Even the fabled ghost might be frightened about the future of the Old Richardsville Road bridge.
Closed to vehicle traffic in March 2018 after a routine state inspection found structural deficiencies, the historic bowstring-style bridge that spans the Barren River hasn’t reopened as Warren County officials and residents living near it continue to wait on the state funding that is needed to make a repair possible.
Meanwhile, the concrete barriers blocking the route to the bridge have been decorated with graffiti while nearby trash mixes with overgrown weeds next to the cracking asphalt road.
Once a Warren County showpiece, the bridge is in danger of becoming an eyesore.
“I’m starting to get a little nervous,” said Neill Caudill, who lives on Old Richardsville Road and has watched the 19th century-vintage bridge deteriorate for nearly three years. “I’ve always loved that bridge. It’s a local icon, but now its future could possibly be in jeopardy.”
Caudill isn’t alone in her reverence for the bridge that is on the National Register of Historic Places and has for years attracted tourists and spawned stories about a ghostly presence with the power to push vehicles across.
“The historic and architectural value make the preservation of this bridge very important to most people in Warren County,” Warren County Judge-Executive Mike Buchanon said in a text message. “Saving that history is a priority to me personally.”
Buchanon and Warren Fiscal Court have hardly been idle since the bridge was first closed by the KYTC.
Last year, fiscal court approved spending $27,959 for American Engineers Inc. of Glasgow to develop structural design plans for repairing the one-lane bridge and also enlisted the help of an Iowa-based nonprofit called Workin’ Bridges that has expertise in bowstring bridges.
Warren County Public Works Director Josh Moore said the plan put together by AEI would restore the bridge to a better state than it was in previously.
Moore said in August 2019 that AEI was developing plans for a bridge with an eight-ton weight capacity, meaning it should comfortably handle normal vehicular traffic. Before it was closed, the bridge was limited to three tons.

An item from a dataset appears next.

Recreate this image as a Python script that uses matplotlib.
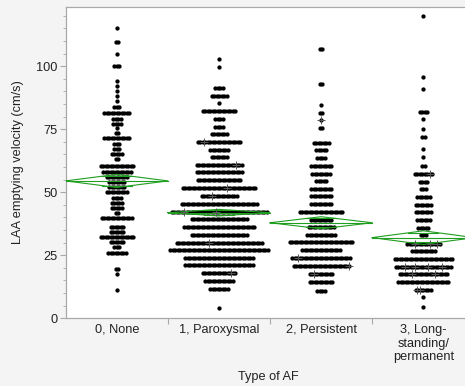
import numpy as np
import matplotlib
matplotlib.use("Agg")
import matplotlib.pyplot as plt
from matplotlib.ticker import FixedLocator, MultipleLocator, NullFormatter

plt.rcParams['font.family'] = ['Liberation Sans', 'DejaVu Sans']

categories = ["0, None", "1, Paroxysmal", "2, Persistent", "3, Long-\nstanding/\npermanent"]

g0_vals = [115, 109.4, 105, 100, 94.2, 92.2, 90.2, 88.2, 86.1, 83.7, 81.6, 79.2, 77.2, 75.4, 73.4,
           71.4, 69.3, 67.3, 65.2, 63.1, 60.6, 58.2, 56.2, 54, 52.1, 50, 47.9, 45.9, 43.9, 41.7,
           39.7, 36.1, 34.4, 32.1, 30.2, 28.2, 25.8, 19.6, 17.5, 11.1]
g0_counts = [1, 2, 1, 3, 1, 1, 1, 1, 1, 3, 11, 4, 4, 1, 2,
             11, 3, 3, 5, 2, 14, 12, 9, 7, 7, 9, 4, 5, 5, 2,
             13, 6, 6, 14, 6, 3, 8, 2, 1, 1]

g1_vals = [102.9, 99.8, 91.3, 88.3, 85.3, 82.3, 79.1, 75.9, 73, 70, 66.9, 63.9, 60.7, 57.9, 54.8,
           51.6, 48.4, 45.4, 42.3, 39.4, 36.2, 33.2, 30, 27, 24, 21, 17.9, 14.8, 11.7, 4]
g1_counts = [1, 1, 4, 7, 1, 14, 4, 4, 7, 18, 8, 7, 19, 19, 18,
             30, 15, 31, 39, 23, 29, 23, 35, 40, 28, 28, 14, 12, 8, 1]

g2_vals = [106.9, 93, 84.6, 81.6, 78.6, 75.4, 69.7, 66.8, 63.7, 60.4, 57.4, 54.5, 51.3, 48.4, 45.4,
           42.2, 39.1, 36.1, 33, 30.2, 27, 23.9, 20.8, 17.6, 14.5, 11]
g2_counts = [2, 2, 1, 2, 1, 2, 7, 5, 4, 9, 8, 5, 9, 9, 9,
             18, 9, 11, 12, 26, 16, 24, 23, 10, 10, 4]

g3_vals = [120, 95.9, 90.9, 82, 79.1, 75.1, 72.1, 67.1, 64.1, 60.4, 57.3, 54.2, 51.2, 48, 45.1,
           42.1, 39, 36, 32.9, 29.6, 26.6, 23.7, 20.5, 17.5, 14.3, 11.2, 8.3, 4.4]
g3_counts = [1, 1, 1, 4, 1, 1, 2, 1, 1, 2, 8, 4, 3, 6, 7,
             7, 6, 5, 3, 14, 10, 24, 23, 20, 21, 7, 1, 1]

means = [54.5, 41.9, 37.9, 32.0]
ci_half = [2.6, 1.3, 2.4, 2.7]

plus_group = [1, 1, 1, 1, 1, 1, 1, 1, 2, 2, 2, 2, 3, 3, 3, 3, 3, 3, 3, 3, 3, 3, 3, 3]
plus_offset = [-0.143, 0.166, 0.078, -0.065, -0.342, -0.029, -0.098, 0.117,
               0.0, -0.225, 0.274, -0.068,
               0.068, -0.078, 0.068, 0.132, -0.176, -0.078, 0.049, 0.181, -0.113, 0.117, -0.064, -0.029]
plus_value = [70, 60.7, 51.6, 48.4, 42.3, 42.3, 30, 17.9,
              78.6, 23.9, 20.8, 17.6,
              57.3, 29.6, 29.6, 29.6, 20.5, 20.5, 20.5, 20.5, 17.5, 17.5, 11.2, 11.2]

groups_vals = [g0_vals, g1_vals, g2_vals, g3_vals]
groups_counts = [g0_counts, g1_counts, g2_counts, g3_counts]

W, H = 465, 386
fig = plt.figure(figsize=(W / 100, H / 100), dpi=100, facecolor='#f4f4f4')
left_px, right_px, top_px, bot_px = 65.7, 474.5, 6.7, 318.3
ax = fig.add_axes([left_px / W, (H - bot_px) / H, (right_px - left_px) / W, (bot_px - top_px) / H])
ax.set_facecolor('white')
ax.set_xlim(-0.5, 3.5)
ax.set_ylim(0, 123.6)

dx = 2.5 / 102.2
for g, (vals, cnts) in enumerate(zip(groups_vals, groups_counts)):
    xs, ys = [], []
    for v, n in zip(vals, cnts):
        xs.extend(g + (np.arange(n) - (n - 1) / 2) * dx)
        ys.extend([v] * n)
    ax.scatter(xs, ys, s=9.5, color='black', linewidths=0, zorder=2)

green = '#1f9e1f'
for g, (m, c) in enumerate(zip(means, ci_half)):
    xl, xr = g - 0.5, g + 0.5
    ax.plot([xl, g, xr, g, xl], [m, m + c, m, m - c, m], color=green, lw=0.8, zorder=3)
    ax.plot([xl, xr], [m, m], color=green, lw=0.8, zorder=3)
    o = c / np.sqrt(2)
    half = 0.5 * (1 - o / c)
    ax.plot([g - half, g + half], [m + o, m + o], color=green, lw=0.8, zorder=3)
    ax.plot([g - half, g + half], [m - o, m - o], color=green, lw=0.8, zorder=3)

px = [g + o for g, o in zip(plus_group, plus_offset)]
ax.plot(px, plus_value, linestyle='none', marker='+', markersize=6, mew=0.7, color='#555555', zorder=4)

spine_c = '#a8a8a8'
for s in ax.spines.values():
    s.set_color(spine_c)
    s.set_linewidth(0.9)

ax.yaxis.set_major_locator(FixedLocator([0, 25, 50, 75, 100]))
ax.yaxis.set_minor_locator(MultipleLocator(5))
ax.tick_params(axis='y', which='major', length=4, color=spine_c, labelsize=9.2, labelcolor='#222222', pad=2)
ax.tick_params(axis='y', which='minor', length=2.5, color=spine_c)

ax.xaxis.set_major_locator(FixedLocator([0.5, 1.5, 2.5]))
ax.xaxis.set_major_formatter(NullFormatter())
ax.xaxis.set_minor_locator(FixedLocator([0, 1, 2, 3]))
ax.set_xticklabels(categories, minor=True)
ax.tick_params(axis='x', which='major', length=4, color=spine_c)
ax.tick_params(axis='x', which='minor', length=0, labelsize=9.2, labelcolor='#222222', pad=4)
for lbl in ax.get_xticklabels(minor=True):
    lbl.set_linespacing(1.2)

ax.set_ylabel("LAA emptying velocity (cm/s)", fontsize=9.2, color='#222222')
ax.yaxis.set_label_coords(-0.103, 0.5)
ax.set_xlabel("Type of AF", fontsize=9.2, color='#222222')
ax.xaxis.set_label_coords(0.495, -0.168)

fig.savefig("out.png", dpi=100, facecolor=fig.get_facecolor())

A plan to not only restore but upgrade the bridge sounds good, but it comes with a price. Moore estimates the cost to restore the county-maintained bridge will be about $650,000, an amount the county would be hard-pressed to handle on its own.
A cheaper option – restoring the bridge for pedestrian traffic only – has been discussed but isn’t the preferred choice for residents.
The bridge’s closure doesn’t prevent Old Richardsville Road residents from gaining access to Ky. 185 (Richardsville Road), but it does require a detour.
“I realize the bridge isn’t necessarily critical in order to access the homes on this street,” said Ross Richey, a Bowling Green businessman who bought Ironwood Farm on Old Richardsville Road from the David Garvin family in 2015. “But we have to be vigilant about preserving our history.
“I’m 100 percent in favor of restoring the bridge so that you can drive across it.”
But, to date, such a restoration has been a bridge too far for the county.
That’s why Buchanon and others have been looking to Frankfort for help in getting the bridge back in working order.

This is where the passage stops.